Inside the Mind of Thru-Hiking's Most Devious Con Man (Outside)
As I learned about Caldwell’s exploits, I wondered if there was something about the outdoor community and our sympathy for such wanderers that may make us especially easy marks. When we see a man with a trail-worn Gore-Tex jacket and a decade-old Dana Designs backpack, we instinctively trust him. We can’t help but envy his authenticity, his freedom. He’s not just a weekend warrior—he’s living the life we want. Or at least, that’s how it seems.
For six weeks, I texted Caldwell at a number that Trent had given me, but he never responded. Then, on June 27, he finally sent me a text along with a photo of himself sporting a blue flannel shirt while lounging on a rolled-up fleece in a pine forest. When we spoke on the phone a couple days later, I could hear birds chirping. At first he told me he was in northern Arizona.

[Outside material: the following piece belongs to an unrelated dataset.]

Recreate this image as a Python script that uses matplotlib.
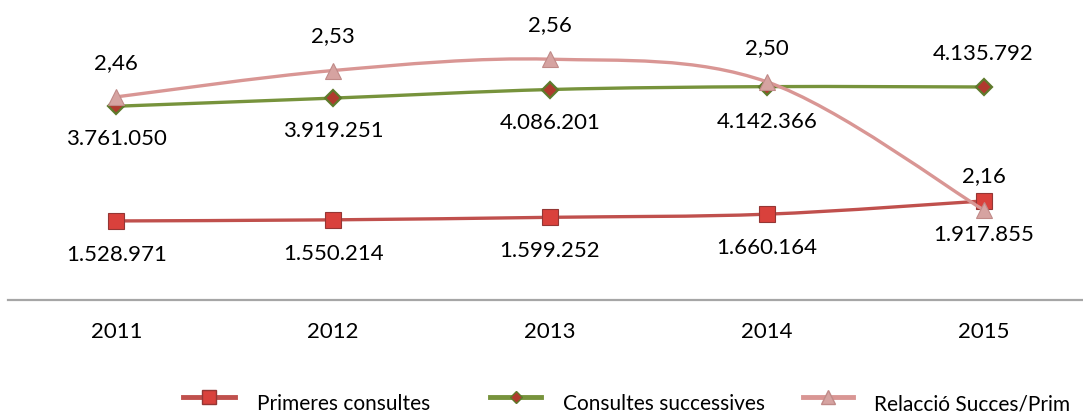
import matplotlib
matplotlib.use("Agg")
import matplotlib.pyplot as plt
from matplotlib.path import Path
from matplotlib.patches import PathPatch
from matplotlib.lines import Line2D

years = ["2011", "2012", "2013", "2014", "2015"]
primeres = [1528971, 1550214, 1599252, 1660164, 1917855]
successives = [3761050, 3919251, 4086201, 4142366, 4135792]
relacio = [2.46, 2.53, 2.56, 2.50, 2.16]

primeres_lbl = ["1.528.971", "1.550.214", "1.599.252", "1.660.164", "1.917.855"]
successives_lbl = ["3.761.050", "3.919.251", "4.086.201", "4.142.366", "4.135.792"]
relacio_lbl = ["2,46", "2,53", "2,56", "2,50", "2,16"]
legend_labels = ["Primeres consultes", "Consultes successives", "Relacció Succes/Prim"]

RED = "#C0504D"
RED_EDGE = "#943634"
RED_FACE = "#D9413C"
GREEN = "#77933C"
GREEN_EDGE = "#5E7A2C"
GREEN_FACE = "#B03A2E"
PINK = "#D99694"
PINK_FACE = "#D6A3A1"
PINK_EDGE = "#C08A88"

plt.rcParams['font.family'] = ['Lato', 'DejaVu Sans']
FS = 16
LFS = 15

W, H = 1083, 415
fig = plt.figure(figsize=(W / 100, H / 100), dpi=100)
left_px, slot = 8, 216.8
bottom_px, top_px = 299.5, 40
ax = fig.add_axes([left_px / W, (H - bottom_px) / H, 5 * slot / W, (bottom_px - top_px) / H])
ax2 = ax.twinx()

x = list(range(len(years)))


def smooth_path(xs, ys):
    pts = list(zip(xs, ys))
    n = len(pts)
    verts = [pts[0]]
    codes = [Path.MOVETO]
    for i in range(n - 1):
        p0 = pts[i - 1] if i > 0 else pts[i]
        p1 = pts[i]
        p2 = pts[i + 1]
        p3 = pts[i + 2] if i + 2 < n else pts[i + 1]
        c1 = (p1[0] + (p2[0] - p0[0]) / 6, p1[1] + (p2[1] - p0[1]) / 6)
        c2 = (p2[0] - (p3[0] - p1[0]) / 6, p2[1] - (p3[1] - p1[1]) / 6)
        verts += [c1, c2, p2]
        codes += [Path.CURVE4] * 3
    return Path(verts, codes)


for a in (ax, ax2):
    for s in a.spines.values():
        s.set_visible(False)
    a.set_yticks([])
    a.tick_params(length=0)

ax.spines['bottom'].set_visible(True)
ax.spines['bottom'].set_color("#A6A6A6")
ax.spines['bottom'].set_linewidth(1.6)

ax.set_xlim(-0.5, 4.5)
ax.set_ylim(0, 5050000)
ax2.set_ylim(1.922, 2.611)
ax.set_xticks(x)
ax.set_xticklabels(years, fontsize=FS)
ax.tick_params(axis='x', pad=16)

# primary series
ax.add_patch(PathPatch(smooth_path(x, primeres), fill=False, edgecolor=RED, lw=2.4, zorder=3))
ax.plot(x, primeres, ls='none', marker='s', ms=12, mfc=RED_FACE, mec=RED_EDGE, mew=0.8, zorder=4)
ax.add_patch(PathPatch(smooth_path(x, successives), fill=False, edgecolor=GREEN, lw=2.4, zorder=3))
ax.plot(x, successives, ls='none', marker='D', ms=8, mfc=GREEN_FACE, mec=GREEN_EDGE, mew=1.6, zorder=4)

# secondary series
ax2.add_patch(PathPatch(smooth_path(x, relacio), fill=False, edgecolor=PINK, lw=2.4, zorder=3))
ax2.plot(x, relacio, ls='none', marker='^', ms=12, mfc=PINK_FACE, mec=PINK_EDGE, mew=0.8, zorder=4)

succ_off = [-33, -33, -33, -35, 33]
for i in x:
    ax.annotate(primeres_lbl[i], (i, primeres[i]), xytext=(0, -34), textcoords='offset pixels',
                ha='center', va='center', fontsize=FS)
    ax.annotate(successives_lbl[i], (i, successives[i]), xytext=(0, succ_off[i]), textcoords='offset pixels',
                ha='center', va='center', fontsize=FS)
    ax2.annotate(relacio_lbl[i], (i, relacio[i]), xytext=(0, 34), textcoords='offset pixels',
                 ha='center', va='center', fontsize=FS)

# legend drawn as figure artists
styles = [
    dict(color=RED, marker='s', ms=10, mfc=RED_FACE, mec=RED_EDGE),
    dict(color=GREEN, marker='D', ms=6.5, mfc=GREEN_FACE, mec=GREEN_EDGE),
    dict(color=PINK, marker='^', ms=10, mfc=PINK_FACE, mec=PINK_EDGE),
]
line_x = [(183, 235), (490, 541), (803, 853)]
text_x = [257, 563, 874]
ly = 397
ty = 404
for (x0, x1), tx, st, lab in zip(line_x, text_x, styles, legend_labels):
    fig.add_artist(Line2D([x0 / W, x1 / W], [1 - ly / H, 1 - ly / H], lw=3.5,
                          color=st['color'], transform=fig.transFigure))
    fig.add_artist(Line2D([(x0 + x1) / 2 / W], [1 - ly / H], ls='none', marker=st['marker'],
                          ms=st['ms'], mfc=st['mfc'], mec=st['mec'], transform=fig.transFigure))
    fig.text(tx / W, 1 - ty / H, lab, fontsize=LFS, ha='left', va='center')

fig.savefig("out.png", dpi=100)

Later, he claimed he was near the popular Barr Trail on Pikes Peak. “I know Pikes Peak,” he said, “I can hide on this mountain for a long time.”
He agreed to speak with me because he hoped that, by coming clean in public, he wouldn’t be able to take advantage of anyone ever again. “There has got to be a reason why I’m here,” he said. “There’s got to be. It can’t be to keep scamming people.”